Using TTS for digits and amounts playback

An XML file may be specified as the digit or amounts playback file, or instead of the multi-segment file in a $play_var operation.  In this case the value to be spoken is placed in the TTS_VALUE variable for the duration of the play, and the TTS_PREFIX and TTS_SUFFIX values contain the number from the specified prefix and suffix respectively.  Copia provides a sample XML file for each of digits and amounts, but if you have created custom multi-segment files, or used other provided samples, it will be necessary to create new files if you wish to substitute a TTS operation.

Sample DIGITS.XML to play image and phone numbers

Using TTS for standard voice prompts

We do not recommend using TTS for standard voice prompts, because it would involve the overhead of converting to a WAV file each time the message is played.  However if you  wish to have the voice used for standard voice prompts matching that which you use for custom prompts and messages, we provide a set of XML files which you can use with FFTESTTS to create prompts in the voice you have selected.  These can also be translated into other languages before creating WAV files from them.

Testing Prompts

The FFTESTTS command-line program is provided to prepare WAV files in advance, and optionally to listen to spoken prompts.  This can take either an XML filename or a text string and speak it using the default voice or the voice specified in FAXFACTS.CFG.  Obviously, a machine with sound output is required to hear the spoken text, but this is not needed to create WAV files, either in advance or at call time.
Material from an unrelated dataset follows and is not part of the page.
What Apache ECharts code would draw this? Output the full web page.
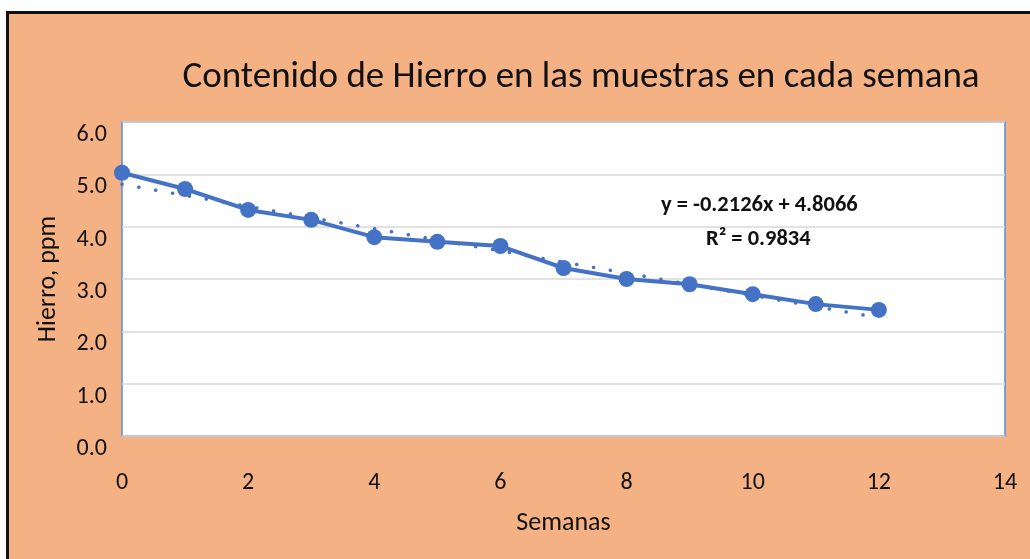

You can also use PHONESIM to test your IVR applications which use Text to Speech.  Pre-recorded WAV file from FFTESTTS and dynamically-created files from XML are spoken in PHONESIM like any other WAV file.

Enabling CF8MSSAPI or CF8MSSPEECH in FFTRACE will provide information about the conversion and about any errors encountered.

Sample Application

The IVR application OPTOUT is an example of a complete application written to use TTS.